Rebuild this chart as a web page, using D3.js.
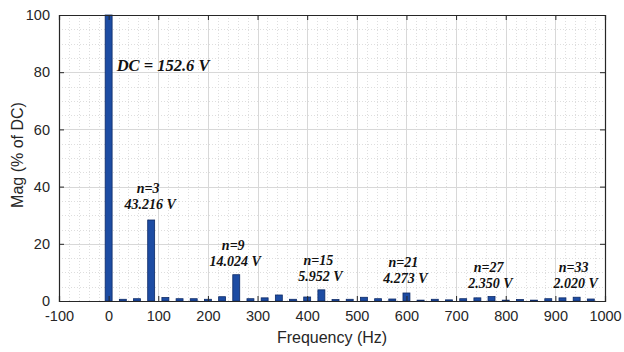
<!DOCTYPE html>
<html>
<head>
<meta charset="utf-8">
<script src="https://cdn.jsdelivr.net/npm/d3@7"></script>
<style>
  html, body { margin: 0; padding: 0; background: #fff; }
  svg { display: block; }
</style>
</head>
<body>
<svg id="chart" width="624" height="352"></svg>
<script>
// Harmonic spectrum of the output voltage, magnitudes in % of the DC component
const freqs = [0, 28.6, 57.1, 85.7, 114.3, 142.9, 171.4, 200, 228.6, 257.1,
  285.7, 314.3, 342.9, 371.4, 400, 428.6, 457.1, 485.7, 514.3, 542.9,
  571.4, 600, 628.6, 657.1, 685.7, 714.3, 742.9, 771.4, 800, 828.6,
  857.1, 885.7, 914.3, 942.9, 971.4];
const mags = [100, 0.6, 0.8, 28.32, 1.2, 0.8, 0.8, 0.6, 1.5, 9.19,
  0.8, 1.1, 2.1, 0.6, 1.4, 3.90, 0.5, 0.6, 1.3, 0.8,
  0.7, 2.80, 0.3, 0.6, 0.4, 0.8, 1.1, 1.54, 0.3, 0.5,
  0.3, 0.8, 1.1, 1.32, 0.7];

// Annotated harmonics: order, amplitude text, index into the series
const noteOrders = ["n=3", "n=9", "n=15", "n=21", "n=27", "n=33"];
const noteVolts = ["43.216 V", "14.024 V", "5.952 V", "4.273 V", "2.350 V", "2.020 V"];
const noteIndex = [3, 9, 15, 21, 27, 33];
const dcLabel = "DC = 152.6 V";

const xTicks = [-100, 0, 100, 200, 300, 400, 500, 600, 700, 800, 900, 1000];
const yTicks = [0, 20, 40, 60, 80, 100];

// layout: baseline (in axis units) of the amplitude line of each note
const noteLevel = [32.2, 12.2, 7.0, 6.3, 4.5, 4.5];

const svg = d3.select("#chart");
const L = 59, R = 605, T = 15, B = 301;
const x = d3.scaleLinear().domain([-100, 1000]).range([L, R]);
const y = d3.scaleLinear().domain([0, 100]).range([B, T]);

const ink = "#262626";

// minor grid (dotted)
const minorX = d3.range(-100, 1001, 20).filter(v => v % 100 !== 0);
const minorY = d3.range(0, 101, 5).filter(v => v % 20 !== 0);
const grid = svg.append("g");
grid.selectAll(".mx").data(minorX).enter().append("line")
  .attr("x1", d => Math.round(x(d)) + 0.5).attr("x2", d => Math.round(x(d)) + 0.5)
  .attr("y1", T).attr("y2", B)
  .attr("stroke", "#dedede").attr("stroke-width", 1).attr("stroke-dasharray", "1,2");
grid.selectAll(".my").data(minorY).enter().append("line")
  .attr("y1", d => Math.round(y(d)) + 0.5).attr("y2", d => Math.round(y(d)) + 0.5)
  .attr("x1", L).attr("x2", R)
  .attr("stroke", "#dedede").attr("stroke-width", 1).attr("stroke-dasharray", "1,2");
// major grid
grid.selectAll(".gx").data(xTicks).enter().append("line")
  .attr("x1", d => Math.round(x(d)) + 0.5).attr("x2", d => Math.round(x(d)) + 0.5)
  .attr("y1", T).attr("y2", B)
  .attr("stroke", "#d8d8d8").attr("stroke-width", 1);
grid.selectAll(".gy").data(yTicks).enter().append("line")
  .attr("y1", d => Math.round(y(d)) + 0.5).attr("y2", d => Math.round(y(d)) + 0.5)
  .attr("x1", L).attr("x2", R)
  .attr("stroke", "#d8d8d8").attr("stroke-width", 1);

// bars
const halfW = 7;
svg.append("g").selectAll("rect").data(freqs).enter().append("rect")
  .attr("x", d => x(d - halfW))
  .attr("width", d => x(d + halfW) - x(d - halfW))
  .attr("y", (d, i) => y(mags[i]))
  .attr("height", (d, i) => y(0) - y(mags[i]))
  .attr("fill", "#1d4ca3")
  .attr("stroke", "#0d2a66")
  .attr("stroke-width", 0.8);

// axes with inward ticks
const fontSans = "'Liberation Sans', Arial, sans-serif";
const plain = d => String(d);
const xAxis = svg.append("g").attr("transform", `translate(0,${B})`)
  .call(d3.axisBottom(x).tickValues(xTicks).tickSize(-5).tickPadding(9).tickFormat(plain));
const xTop = svg.append("g").attr("transform", `translate(0,${T})`)
  .call(d3.axisTop(x).tickValues(xTicks).tickSize(-5).tickFormat(""));
const yAxis = svg.append("g").attr("transform", `translate(${L},0)`)
  .call(d3.axisLeft(y).tickValues(yTicks).tickSize(-5).tickPadding(9).tickFormat(plain));
const yRight = svg.append("g").attr("transform", `translate(${R},0)`)
  .call(d3.axisRight(y).tickValues(yTicks).tickSize(-5).tickFormat(""));
[xAxis, xTop, yAxis, yRight].forEach(g => {
  g.select(".domain").attr("stroke", ink).attr("stroke-width", 1.2);
  g.selectAll(".tick line").attr("stroke", ink);
  g.selectAll("text").attr("fill", ink).style("font-family", fontSans).style("font-size", "14.5px");
});
xAxis.selectAll(".tick text").attr("dy", "0.75em");

// axis titles
svg.append("text")
  .attr("x", (L + R) / 2).attr("y", 343)
  .attr("text-anchor", "middle")
  .attr("fill", ink).style("font-family", fontSans).style("font-size", "16px")
  .text("Frequency (Hz)");
svg.append("text")
  .attr("transform", `translate(23,${(T + B) / 2 - 3}) rotate(-90)`)
  .attr("text-anchor", "middle")
  .attr("fill", ink).style("font-family", fontSans).style("font-size", "16px")
  .text("Mag (% of DC)");

// annotations
const fontSerif = "'Liberation Serif', 'Times New Roman', serif";
svg.append("text")
  .attr("x", x(freqs[0]) + 8).attr("y", 71)
  .attr("fill", "#111").style("font-family", fontSerif).style("font-size", "16.5px")
  .style("font-weight", "bold").style("font-style", "italic")
  .text(dcLabel);

noteIndex.forEach((k, i) => {
  const cx = x(freqs[k]);
  const base = y(noteLevel[i]);
  const g = svg.append("g")
    .style("font-family", fontSerif).style("font-size", "14px")
    .style("font-weight", "bold").style("font-style", "italic")
    .attr("fill", "#111").attr("text-anchor", "middle");
  g.append("text").attr("x", cx - 3).attr("y", base - 16).text(noteOrders[i]);
  g.append("text").attr("x", cx - 1).attr("y", base).text(noteVolts[i]);
});
</script>
</body>
</html>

▸ Short task: Repeat the material above in full and exactly, apart from the pictures.

▸ Result of this exercise:
Rebuild this chart as a web page, using D3.js.
<!DOCTYPE html>
<html>
<head>
<meta charset="utf-8">
<script src="https://cdn.jsdelivr.net/npm/d3@7"></script>
<style>
  html, body { margin: 0; padding: 0; background: #fff; }
  svg { display: block; }
</style>
</head>
<body>
<svg id="chart" width="624" height="352"></svg>
<script>
// Harmonic spectrum of the output voltage, magnitudes in % of the DC component
const freqs = [0, 28.6, 57.1, 85.7, 114.3, 142.9, 171.4, 200, 228.6, 257.1,
  285.7, 314.3, 342.9, 371.4, 400, 428.6, 457.1, 485.7, 514.3, 542.9,
  571.4, 600, 628.6, 657.1, 685.7, 714.3, 742.9, 771.4, 800, 828.6,
  857.1, 885.7, 914.3, 942.9, 971.4];
const mags = [100, 0.6, 0.8, 28.32, 1.2, 0.8, 0.8, 0.6, 1.5, 9.19,
  0.8, 1.1, 2.1, 0.6, 1.4, 3.90, 0.5, 0.6, 1.3, 0.8,
  0.7, 2.80, 0.3, 0.6, 0.4, 0.8, 1.1, 1.54, 0.3, 0.5,
  0.3, 0.8, 1.1, 1.32, 0.7];

// Annotated harmonics: order, amplitude text, index into the series
const noteOrders = ["n=3", "n=9", "n=15", "n=21", "n=27", "n=33"];
const noteVolts = ["43.216 V", "14.024 V", "5.952 V", "4.273 V", "2.350 V", "2.020 V"];
const noteIndex = [3, 9, 15, 21, 27, 33];
const dcLabel = "DC = 152.6 V";

const xTicks = [-100, 0, 100, 200, 300, 400, 500, 600, 700, 800, 900, 1000];
const yTicks = [0, 20, 40, 60, 80, 100];

// layout: baseline (in axis units) of the amplitude line of each note
const noteLevel = [32.2, 12.2, 7.0, 6.3, 4.5, 4.5];

const svg = d3.select("#chart");
const L = 59, R = 605, T = 15, B = 301;
const x = d3.scaleLinear().domain([-100, 1000]).range([L, R]);
const y = d3.scaleLinear().domain([0, 100]).range([B, T]);

const ink = "#262626";

// minor grid (dotted)
const minorX = d3.range(-100, 1001, 20).filter(v => v % 100 !== 0);
const minorY = d3.range(0, 101, 5).filter(v => v % 20 !== 0);
const grid = svg.append("g");
grid.selectAll(".mx").data(minorX).enter().append("line")
  .attr("x1", d => Math.round(x(d)) + 0.5).attr("x2", d => Math.round(x(d)) + 0.5)
  .attr("y1", T).attr("y2", B)
  .attr("stroke", "#dedede").attr("stroke-width", 1).attr("stroke-dasharray", "1,2");
grid.selectAll(".my").data(minorY).enter().append("line")
  .attr("y1", d => Math.round(y(d)) + 0.5).attr("y2", d => Math.round(y(d)) + 0.5)
  .attr("x1", L).attr("x2", R)
  .attr("stroke", "#dedede").attr("stroke-width", 1).attr("stroke-dasharray", "1,2");
// major grid
grid.selectAll(".gx").data(xTicks).enter().append("line")
  .attr("x1", d => Math.round(x(d)) + 0.5).attr("x2", d => Math.round(x(d)) + 0.5)
  .attr("y1", T).attr("y2", B)
  .attr("stroke", "#d8d8d8").attr("stroke-width", 1);
grid.selectAll(".gy").data(yTicks).enter().append("line")
  .attr("y1", d => Math.round(y(d)) + 0.5).attr("y2", d => Math.round(y(d)) + 0.5)
  .attr("x1", L).attr("x2", R)
  .attr("stroke", "#d8d8d8").attr("stroke-width", 1);

// bars
const halfW = 7;
svg.append("g").selectAll("rect").data(freqs).enter().append("rect")
  .attr("x", d => x(d - halfW))
  .attr("width", d => x(d + halfW) - x(d - halfW))
  .attr("y", (d, i) => y(mags[i]))
  .attr("height", (d, i) => y(0) - y(mags[i]))
  .attr("fill", "#1d4ca3")
  .attr("stroke", "#0d2a66")
  .attr("stroke-width", 0.8);

// axes with inward ticks
const fontSans = "'Liberation Sans', Arial, sans-serif";
const plain = d => String(d);
const xAxis = svg.append("g").attr("transform", `translate(0,${B})`)
  .call(d3.axisBottom(x).tickValues(xTicks).tickSize(-5).tickPadding(9).tickFormat(plain));
const xTop = svg.append("g").attr("transform", `translate(0,${T})`)
  .call(d3.axisTop(x).tickValues(xTicks).tickSize(-5).tickFormat(""));
const yAxis = svg.append("g").attr("transform", `translate(${L},0)`)
  .call(d3.axisLeft(y).tickValues(yTicks).tickSize(-5).tickPadding(9).tickFormat(plain));
const yRight = svg.append("g").attr("transform", `translate(${R},0)`)
  .call(d3.axisRight(y).tickValues(yTicks).tickSize(-5).tickFormat(""));
[xAxis, xTop, yAxis, yRight].forEach(g => {
  g.select(".domain").attr("stroke", ink).attr("stroke-width", 1.2);
  g.selectAll(".tick line").attr("stroke", ink);
  g.selectAll("text").attr("fill", ink).style("font-family", fontSans).style("font-size", "14.5px");
});
xAxis.selectAll(".tick text").attr("dy", "0.75em");

// axis titles
svg.append("text")
  .attr("x", (L + R) / 2).attr("y", 343)
  .attr("text-anchor", "middle")
  .attr("fill", ink).style("font-family", fontSans).style("font-size", "16px")
  .text("Frequency (Hz)");
svg.append("text")
  .attr("transform", `translate(23,${(T + B) / 2 - 3}) rotate(-90)`)
  .attr("text-anchor", "middle")
  .attr("fill", ink).style("font-family", fontSans).style("font-size", "16px")
  .text("Mag (% of DC)");

// annotations
const fontSerif = "'Liberation Serif', 'Times New Roman', serif";
svg.append("text")
  .attr("x", x(freqs[0]) + 8).attr("y", 71)
  .attr("fill", "#111").style("font-family", fontSerif).style("font-size", "16.5px")
  .style("font-weight", "bold").style("font-style", "italic")
  .text(dcLabel);

noteIndex.forEach((k, i) => {
  const cx = x(freqs[k]);
  const base = y(noteLevel[i]);
  const g = svg.append("g")
    .style("font-family", fontSerif).style("font-size", "14px")
    .style("font-weight", "bold").style("font-style", "italic")
    .attr("fill", "#111").attr("text-anchor", "middle");
  g.append("text").attr("x", cx - 3).attr("y", base - 16).text(noteOrders[i]);
  g.append("text").attr("x", cx - 1).attr("y", base).text(noteVolts[i]);
});
</script>
</body>
</html>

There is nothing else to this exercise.